--- Directions ---
Show all lines that include the string "code"; copy each one.

▼

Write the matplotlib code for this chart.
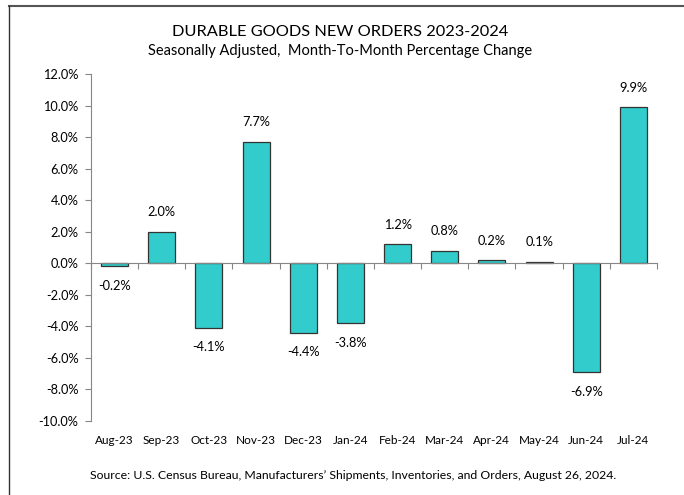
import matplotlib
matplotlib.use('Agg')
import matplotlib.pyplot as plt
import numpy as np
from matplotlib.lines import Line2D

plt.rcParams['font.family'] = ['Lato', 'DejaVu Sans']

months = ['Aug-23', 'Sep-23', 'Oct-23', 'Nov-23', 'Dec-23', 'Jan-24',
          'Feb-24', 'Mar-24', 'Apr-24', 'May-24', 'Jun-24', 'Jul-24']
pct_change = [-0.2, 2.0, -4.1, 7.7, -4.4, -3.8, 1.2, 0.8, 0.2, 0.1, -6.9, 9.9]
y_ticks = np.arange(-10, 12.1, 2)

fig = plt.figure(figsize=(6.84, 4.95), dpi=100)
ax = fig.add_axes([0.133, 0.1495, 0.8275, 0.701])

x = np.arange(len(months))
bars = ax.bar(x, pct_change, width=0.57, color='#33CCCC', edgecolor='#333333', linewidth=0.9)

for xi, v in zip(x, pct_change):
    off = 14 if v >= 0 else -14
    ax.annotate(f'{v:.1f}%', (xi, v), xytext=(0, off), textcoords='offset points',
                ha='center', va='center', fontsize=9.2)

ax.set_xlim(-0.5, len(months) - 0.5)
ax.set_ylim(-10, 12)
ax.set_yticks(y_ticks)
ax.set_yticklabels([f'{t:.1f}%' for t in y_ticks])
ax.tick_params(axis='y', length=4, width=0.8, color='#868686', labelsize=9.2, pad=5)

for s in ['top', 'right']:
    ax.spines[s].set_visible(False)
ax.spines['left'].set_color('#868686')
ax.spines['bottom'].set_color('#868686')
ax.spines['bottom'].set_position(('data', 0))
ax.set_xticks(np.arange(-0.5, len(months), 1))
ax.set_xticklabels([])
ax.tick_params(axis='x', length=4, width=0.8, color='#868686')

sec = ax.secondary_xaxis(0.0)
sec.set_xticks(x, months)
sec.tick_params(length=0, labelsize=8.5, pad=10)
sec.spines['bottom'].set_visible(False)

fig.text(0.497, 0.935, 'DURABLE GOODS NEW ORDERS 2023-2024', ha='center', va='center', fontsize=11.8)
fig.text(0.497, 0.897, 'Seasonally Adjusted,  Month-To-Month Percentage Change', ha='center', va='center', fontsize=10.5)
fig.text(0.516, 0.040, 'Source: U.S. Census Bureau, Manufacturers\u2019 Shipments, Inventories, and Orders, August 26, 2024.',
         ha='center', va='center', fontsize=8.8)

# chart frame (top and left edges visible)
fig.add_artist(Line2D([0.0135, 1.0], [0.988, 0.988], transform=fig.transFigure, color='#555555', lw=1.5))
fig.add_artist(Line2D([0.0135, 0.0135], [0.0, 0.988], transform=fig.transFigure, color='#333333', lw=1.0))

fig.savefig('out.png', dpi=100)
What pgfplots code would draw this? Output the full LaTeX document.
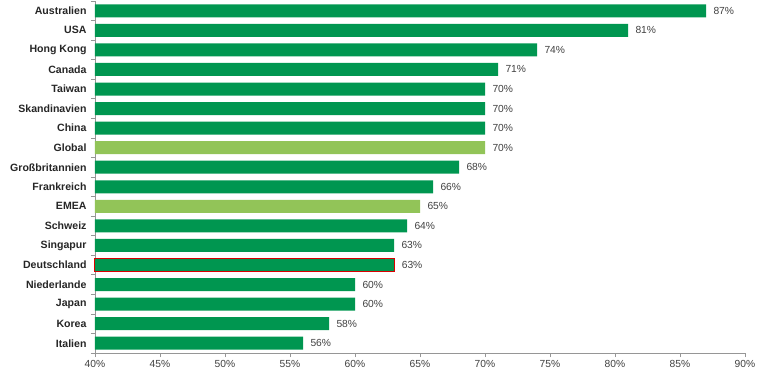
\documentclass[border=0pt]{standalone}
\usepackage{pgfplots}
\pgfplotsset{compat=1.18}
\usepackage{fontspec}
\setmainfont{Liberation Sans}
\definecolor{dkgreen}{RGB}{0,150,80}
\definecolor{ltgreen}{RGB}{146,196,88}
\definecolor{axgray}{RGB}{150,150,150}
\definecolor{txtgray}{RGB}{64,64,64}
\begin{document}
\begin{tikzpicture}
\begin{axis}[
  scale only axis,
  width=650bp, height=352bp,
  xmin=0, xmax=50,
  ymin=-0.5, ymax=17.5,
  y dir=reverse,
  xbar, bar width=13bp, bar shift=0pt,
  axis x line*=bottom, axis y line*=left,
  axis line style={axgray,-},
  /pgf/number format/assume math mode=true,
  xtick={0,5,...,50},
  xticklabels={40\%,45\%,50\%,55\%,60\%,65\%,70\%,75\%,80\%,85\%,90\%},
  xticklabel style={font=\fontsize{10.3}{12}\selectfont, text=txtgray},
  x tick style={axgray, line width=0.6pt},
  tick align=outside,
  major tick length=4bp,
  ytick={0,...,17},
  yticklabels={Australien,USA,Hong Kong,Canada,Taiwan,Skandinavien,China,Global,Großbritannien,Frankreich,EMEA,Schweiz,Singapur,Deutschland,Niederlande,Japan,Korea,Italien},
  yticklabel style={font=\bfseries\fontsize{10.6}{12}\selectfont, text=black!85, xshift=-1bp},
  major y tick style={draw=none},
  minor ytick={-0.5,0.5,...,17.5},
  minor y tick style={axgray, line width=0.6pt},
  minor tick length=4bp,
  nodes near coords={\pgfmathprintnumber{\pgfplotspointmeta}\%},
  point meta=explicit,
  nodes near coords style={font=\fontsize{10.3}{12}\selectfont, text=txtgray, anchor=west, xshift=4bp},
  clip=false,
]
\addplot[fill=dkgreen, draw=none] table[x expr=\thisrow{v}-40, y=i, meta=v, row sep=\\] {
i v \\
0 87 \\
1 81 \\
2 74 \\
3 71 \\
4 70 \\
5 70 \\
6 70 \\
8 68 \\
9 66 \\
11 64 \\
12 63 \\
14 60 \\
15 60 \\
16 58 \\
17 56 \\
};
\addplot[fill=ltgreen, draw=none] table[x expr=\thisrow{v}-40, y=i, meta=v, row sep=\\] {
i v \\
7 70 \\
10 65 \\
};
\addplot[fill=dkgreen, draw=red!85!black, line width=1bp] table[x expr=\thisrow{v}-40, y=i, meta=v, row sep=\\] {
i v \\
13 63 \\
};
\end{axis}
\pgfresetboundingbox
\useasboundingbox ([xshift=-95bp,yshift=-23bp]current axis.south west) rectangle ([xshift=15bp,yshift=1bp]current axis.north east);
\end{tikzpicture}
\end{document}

▲
▼

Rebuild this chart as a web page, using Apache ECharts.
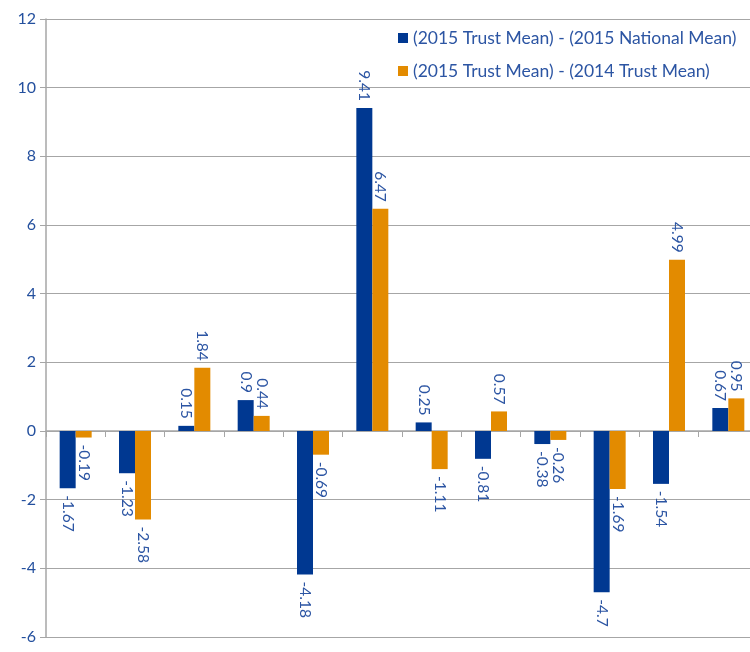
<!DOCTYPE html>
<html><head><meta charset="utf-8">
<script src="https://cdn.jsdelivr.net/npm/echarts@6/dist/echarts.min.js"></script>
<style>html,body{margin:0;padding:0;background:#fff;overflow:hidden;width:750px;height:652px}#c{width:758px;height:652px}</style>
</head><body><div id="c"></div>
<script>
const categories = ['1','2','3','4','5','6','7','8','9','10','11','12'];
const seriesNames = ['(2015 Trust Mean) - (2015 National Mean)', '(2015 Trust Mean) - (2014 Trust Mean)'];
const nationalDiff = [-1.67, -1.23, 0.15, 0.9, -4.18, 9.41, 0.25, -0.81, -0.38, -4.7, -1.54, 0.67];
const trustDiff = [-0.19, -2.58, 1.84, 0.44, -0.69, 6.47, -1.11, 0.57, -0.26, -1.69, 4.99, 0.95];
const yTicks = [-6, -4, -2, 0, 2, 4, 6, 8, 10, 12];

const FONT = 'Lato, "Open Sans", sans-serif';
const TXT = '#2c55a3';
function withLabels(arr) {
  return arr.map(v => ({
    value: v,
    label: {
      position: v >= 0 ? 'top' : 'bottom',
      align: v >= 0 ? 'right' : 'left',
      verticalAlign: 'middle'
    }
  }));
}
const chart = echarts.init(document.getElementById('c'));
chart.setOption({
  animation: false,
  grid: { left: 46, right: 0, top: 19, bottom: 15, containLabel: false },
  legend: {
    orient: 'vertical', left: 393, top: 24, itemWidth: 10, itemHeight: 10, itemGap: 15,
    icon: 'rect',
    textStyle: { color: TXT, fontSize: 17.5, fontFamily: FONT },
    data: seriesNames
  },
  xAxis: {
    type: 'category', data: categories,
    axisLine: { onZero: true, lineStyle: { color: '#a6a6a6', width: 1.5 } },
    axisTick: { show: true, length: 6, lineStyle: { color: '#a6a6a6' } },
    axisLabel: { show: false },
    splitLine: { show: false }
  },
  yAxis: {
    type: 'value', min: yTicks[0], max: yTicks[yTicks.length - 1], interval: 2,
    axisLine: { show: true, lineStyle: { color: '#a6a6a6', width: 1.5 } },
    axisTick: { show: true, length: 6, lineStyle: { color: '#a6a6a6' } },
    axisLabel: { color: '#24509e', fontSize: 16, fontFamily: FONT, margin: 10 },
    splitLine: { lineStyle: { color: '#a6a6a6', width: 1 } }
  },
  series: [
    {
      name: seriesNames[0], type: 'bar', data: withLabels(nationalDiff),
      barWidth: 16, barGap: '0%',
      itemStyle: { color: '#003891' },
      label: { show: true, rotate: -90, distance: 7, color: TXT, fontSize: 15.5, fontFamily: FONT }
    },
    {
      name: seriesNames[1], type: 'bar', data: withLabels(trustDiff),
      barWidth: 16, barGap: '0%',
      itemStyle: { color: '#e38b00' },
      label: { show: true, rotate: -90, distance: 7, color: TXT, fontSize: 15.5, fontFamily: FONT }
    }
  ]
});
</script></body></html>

▲

--- Exercise result ---
Write the matplotlib code for this chart.
What pgfplots code would draw this? Output the full LaTeX document.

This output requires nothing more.